# Workbench



## Eagle1 (Jan 4, 2010)

I am planing on building a new bench. It seems that the ones that I'm looking is only about 34" to 35" tall. I'm 6'3". I'm kinda wondering what your bench heights are? Especially if you are a tall person.

Thanks for your imput..


----------



## BrandonW (Apr 27, 2010)

What type of bench are you building? The height depends a lot on the type of work you do in addition to how tall you are. Will you be working with hand planes and chisels or power tools mostly? The former are lower the latter tend to be a little taller.


----------



## poppatom (May 21, 2010)

A good rule of thumb is belt buckle high. That's the way I build everything in my shop, that way you're not half stooped over causing your back to hurt.


----------



## jmos (Nov 30, 2011)

From what I'e read, it's largely a matter of what you're doing; if you use hand planes a lot, you want it low to allow your legs to do most of the work. Say, top as high as the middle of your hand. If you don't do a lot of hand planing, as high as 36" works.


----------



## wolflrv (Nov 28, 2011)

I know I have my bench at 36" and it's a great height for me to set up and use power tools, but it's a bit too tall to get good torque when using a screwdriver by hand, or even for hand planing and sanding. I plan to probably drop the height about 3"..bringing it to 33", but then again, I'm a short guy(granddaddy was a frenchman)...LOL! I did hear of one guy on another forum that ended up with a 42" bench, because he was 6'6", so it just depends on back comfort and strain on the arms doing various functions. I've also heard bend arm at elbow and hold arm parallel over table and height should be 2-3" below elbow. I would definitely think if you're 6'3", then 34-35" would be a bit short for you.


----------



## Smitty_Cabinetshop (Mar 26, 2011)

Build what you think, on the tall side, with the plan to take some off if you need to. How tall is your table saw?


----------



## renners (Apr 9, 2010)

What height are you comfortable working at? Hold some tools and get a friend to mark the height of an average height for holding a plane, handsaw, cordless drill etc, then take an inch off for material thickness, vice holding and work to that.


----------



## Jim Jakosh (Nov 24, 2009)

HI Tim. I'm 6 ft and my workbench with my tool boxes and my chair is 38" high. I built my router station at 38" too. My assembly bench is 34". Make it comfortable for the work you will be doing at it.Taller person, taller workbench!
Merry Christmas, Tim….....................Jim


----------



## NJWiliam (May 16, 2011)

Better to start high with a design that allows you to shorten the legs if you're not sure. I use a lot of wooden planes, so it's even lower than is comfortable for metal planes . . .


----------



## JoeMcGlynn (Dec 16, 2011)

The Schwarz workbench books are a great investment, they cover dimensions. Your height will depend on your body size and the type of work you do.

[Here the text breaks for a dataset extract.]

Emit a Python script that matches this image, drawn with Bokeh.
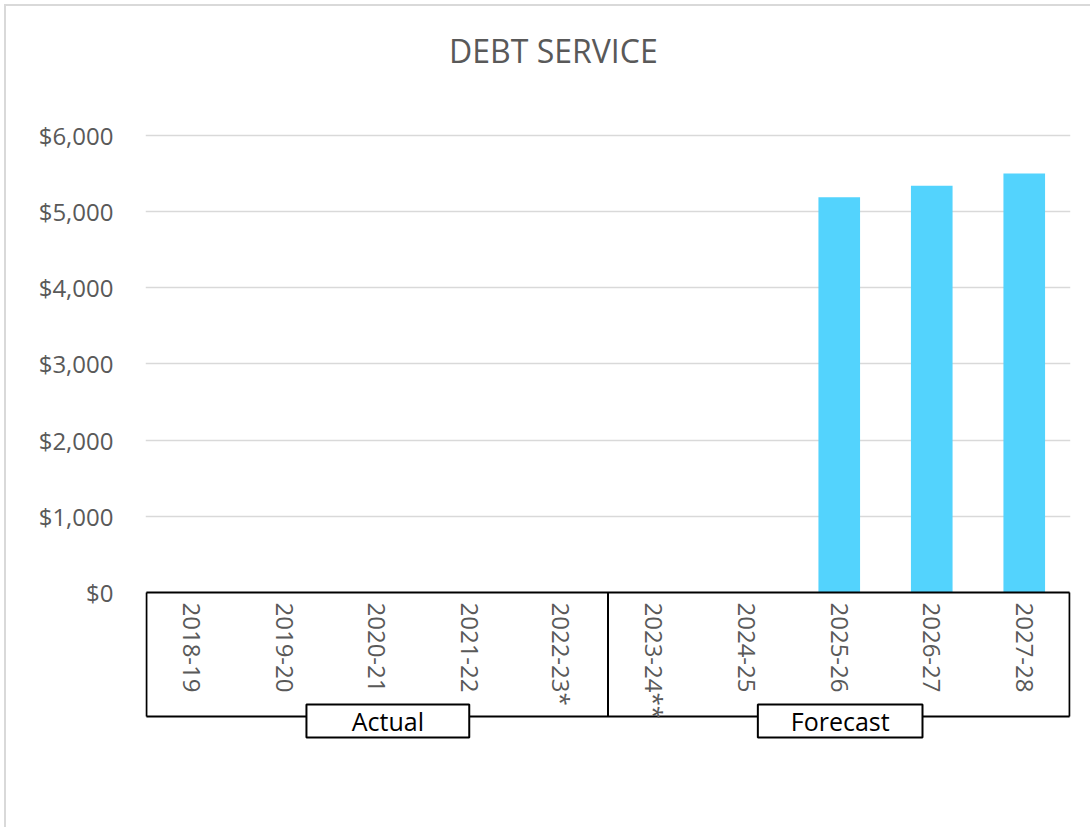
import math
from bokeh.plotting import figure
from bokeh.models import FactorRange, Range1d, FixedTicker, NumeralTickFormatter
from bokeh.core.properties import value
from bokeh.embed import file_html
from bokeh.resources import INLINE

# ---- data ----
categories = ["2018-19", "2019-20", "2020-21", "2021-22", "2022-23*",
              "2023-24**", "2024-25", "2025-26", "2026-27", "2027-28"]
debt_service = [0, 0, 0, 0, 0, 0, 0, 5190, 5340, 5500]
y_ticks = [0, 1000, 2000, 3000, 4000, 5000, 6000]
group_labels = ["Actual", "Forecast"]
title_text = ["DEBT SERVICE"]

TEXT = "#595959"
FONT = "Open Sans"
BAR = "#53D3FD"

p = figure(width=1086, height=823, output_backend="svg", toolbar_location=None,
           x_range=FactorRange(factors=categories, range_padding=0),
           y_range=Range1d(-2009, 7641),
           min_border_left=139, min_border_right=22,
           min_border_top=4, min_border_bottom=84)
p.styles = {"margin-left": "4px", "margin-top": "4px",
            "border-left": "2px solid #D9D9D9", "border-top": "2px solid #D9D9D9"}
p.outline_line_color = None
p.background_fill_color = "white"
p.border_fill_color = "white"

p.xaxis.visible = False
p.xgrid.visible = False

yax = p.yaxis[0]
yax.ticker = FixedTicker(ticks=y_ticks)
yax.formatter = NumeralTickFormatter(format="$0,0")
yax.axis_line_color = None
yax.major_tick_line_color = None
yax.minor_tick_line_color = None
yax.major_label_standoff = 26
yax.major_label_text_font = FONT
yax.major_label_text_font_size = "24px"
yax.major_label_text_color = TEXT

p.ygrid.ticker = FixedTicker(ticks=[t for t in y_ticks if t > 0])
p.ygrid.grid_line_color = "#D9D9D9"
p.ygrid.grid_line_width = 1.5

# bars (slightly left of the category centre, as in the reference)
p.vbar(x=categories, top=debt_service, width=0.45, fill_color=BAR, line_color=None)

# bottom category box
box_bottom = -1628
right_edge = 9.99
p.segment(x0=[0.01, 0.01, 0.01, right_edge, 5], y0=[0, 0, box_bottom, 0, 0],
          x1=[right_edge, 0.01, right_edge, right_edge, 5],
          y1=[0, box_bottom, box_bottom, box_bottom, box_bottom],
          line_color="black", line_width=2)

# category labels (rotated)
p.text(x=categories, y=[-131] * len(categories), text=categories,
       angle=-math.pi / 2, text_align="left", text_baseline="middle",
       text_font=value(FONT), text_font_size="24px", text_color=TEXT)

# group label boxes
p.quad(left=[1.74, 6.62], right=[3.50, 8.40], top=[-1470, -1470], bottom=[-1904, -1904],
       fill_color="white", line_color="black", line_width=2)
p.text(x=[2.62, 7.51], y=[-1687, -1687], text=group_labels,
       text_align="center", text_baseline="middle",
       text_font=value(FONT), text_font_size="25px", text_color="black")

# title
p.text(x=[4.41], y=[7122], text=title_text, text_align="center",
       text_baseline="middle", text_font=value(FONT), text_font_size="32px",
       text_color=TEXT)

open("out.html", "w").write(file_html(p, INLINE))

http://www.popularwoodworking.com/techniques/rules_for_workbenches


----------



## helluvawreck (Jul 21, 2010)

Mine is about waste high but it also depends on what you are going to do with your workbench. Before building it I would invest in one or two of the good workbench books. They'll give you some good ideas on what king of bench to build and all of the dimensions that you'll need to consider.


----------



## craftsman on the lake (Dec 27, 2008)

I used this rule of thumb, gotten from someplace online at a bench build site. For hand tool work stand up straight and put your arm to your side. Flatten your palm on the table. That's the height that will be the most comfortable.


----------



## HorizontalMike (Jun 3, 2010)

Less than 1/4in below my TS, in order to serve as an outfeed table, an important consideration.


----------



## BTKS (Nov 30, 2008)

I set my table to outfeed height. As others have said, beltbuckle high is a good middle ground. Seriously, if your shop is cramped for space, having all benches and most stationary tools at the same height is a God send. Larger stock is much easier to work on and move. Just my two cents. Good luck, BTKS


----------



## MrRon (Jul 9, 2009)

I find that a workbench height that matches the outfeed height doesn't work for me. The workbench top will always be cluttered with tools, wood, etc to use it for an outfeed. Besides, I have a 1200 sq ft shop. I have been working on a design for an adjustable height workbench, using hydraulic jacks, but can't get it sturdy enough or cheap enough to build.


----------



## richgreer (Dec 25, 2009)

My workbench sets about 2' from my 18" bandsaw on the in feed side. The height of the workbench, 37.5", is the same as the height as the table on my bandsaw. That is not a coincidence. FYI - I try to keep this end of the workbench clutter free.

Despite only being 5' 10", I find this to be a comfortable working height.


----------



## therookie (Aug 29, 2010)

I am 6'5" now and my 38" and it is perfect still


----------